German physicist Dirk Helbing once coined the term crowd-quake. When there are more than six bodies in every square meter, even the slightest motion unleashes a shock wave. At that moment, people are pushed, pulled, and crushed like twigs. To survive, experts advise: move with the crowd, place your arms around your chest to avoid breaking of your ribcage by pressure, avoid walls and do not scream as you have to conserve oxygen, stay upright as much as possible. But what of the children of Karur? Could they shield their tiny chests? Could they ‘flow’ with the sea of bodies? No instruction manual can answer their shrill cries, now frozen in our memories.
And the cycle repeats. Each time, organizers and authorities play their parts in the tragedy; grief is turned into blame, inquiries, and eventual forgetting.
But the families who watched their children disappear in the chaos will never forget. Their silence will remain an open wound.
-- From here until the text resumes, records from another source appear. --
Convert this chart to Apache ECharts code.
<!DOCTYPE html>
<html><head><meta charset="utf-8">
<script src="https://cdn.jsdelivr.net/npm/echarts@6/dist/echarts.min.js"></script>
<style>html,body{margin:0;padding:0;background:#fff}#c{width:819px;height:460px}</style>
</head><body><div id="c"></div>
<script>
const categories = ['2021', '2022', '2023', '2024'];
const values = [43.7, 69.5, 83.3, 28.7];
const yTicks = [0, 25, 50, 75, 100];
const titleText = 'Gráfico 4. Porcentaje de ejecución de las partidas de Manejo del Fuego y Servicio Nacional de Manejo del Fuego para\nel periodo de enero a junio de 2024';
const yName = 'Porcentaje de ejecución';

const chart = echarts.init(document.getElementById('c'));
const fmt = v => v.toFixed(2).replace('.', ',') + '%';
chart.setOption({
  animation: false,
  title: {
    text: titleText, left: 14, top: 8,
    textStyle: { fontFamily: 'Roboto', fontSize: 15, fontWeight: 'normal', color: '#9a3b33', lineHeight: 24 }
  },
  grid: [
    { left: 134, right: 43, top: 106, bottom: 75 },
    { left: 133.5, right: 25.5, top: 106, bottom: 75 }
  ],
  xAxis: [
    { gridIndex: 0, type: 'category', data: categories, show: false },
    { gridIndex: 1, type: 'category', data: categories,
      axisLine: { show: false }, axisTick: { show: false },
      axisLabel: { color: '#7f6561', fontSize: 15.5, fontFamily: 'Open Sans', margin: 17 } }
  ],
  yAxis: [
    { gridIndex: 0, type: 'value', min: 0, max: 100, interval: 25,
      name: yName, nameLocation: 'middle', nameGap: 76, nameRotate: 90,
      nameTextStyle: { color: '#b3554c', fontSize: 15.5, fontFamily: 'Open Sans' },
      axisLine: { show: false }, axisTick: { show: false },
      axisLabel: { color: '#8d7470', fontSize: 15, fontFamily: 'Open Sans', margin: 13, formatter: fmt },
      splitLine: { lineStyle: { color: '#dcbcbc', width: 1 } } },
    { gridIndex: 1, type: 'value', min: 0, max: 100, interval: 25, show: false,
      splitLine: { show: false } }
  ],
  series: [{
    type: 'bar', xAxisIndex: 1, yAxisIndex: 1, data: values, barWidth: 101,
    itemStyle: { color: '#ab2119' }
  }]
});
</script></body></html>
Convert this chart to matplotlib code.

In the corporate world, there is a practice called a pre-mortem analysis. Before any launch, be it product, marketing or event, a group brainstorms on all that could go wrong, lists down what would be the worst that can happen and then mitigation is planned. What if our leaders, event organizers, and police, practiced this? What if duty meant not afterthoughts but foresight?
Thiruvalluvar, with timeless clarity, had already given us the warning in Pochavaamai—Do not neglect your duties:
“Munnurak kaavaadhu izhukkiyaan thanpizhai
Pinnooru irangi vidum”
Kural 535
He who fails to guard against calamities beforehand will repent, too late,
When disaster strikes
The verse is not just a counsel; it is a mirror. Every stampede reflects our failure to heed it. Karur is not merely an accident—it is an indictment of negligence, of blindness to the obvious.
The cries beneath the crowd may be hushed, but they will not vanish. They ask us, relentlessly: will we continue to learn nothing, or will we at least listen to wisdom that has echoed for centuries?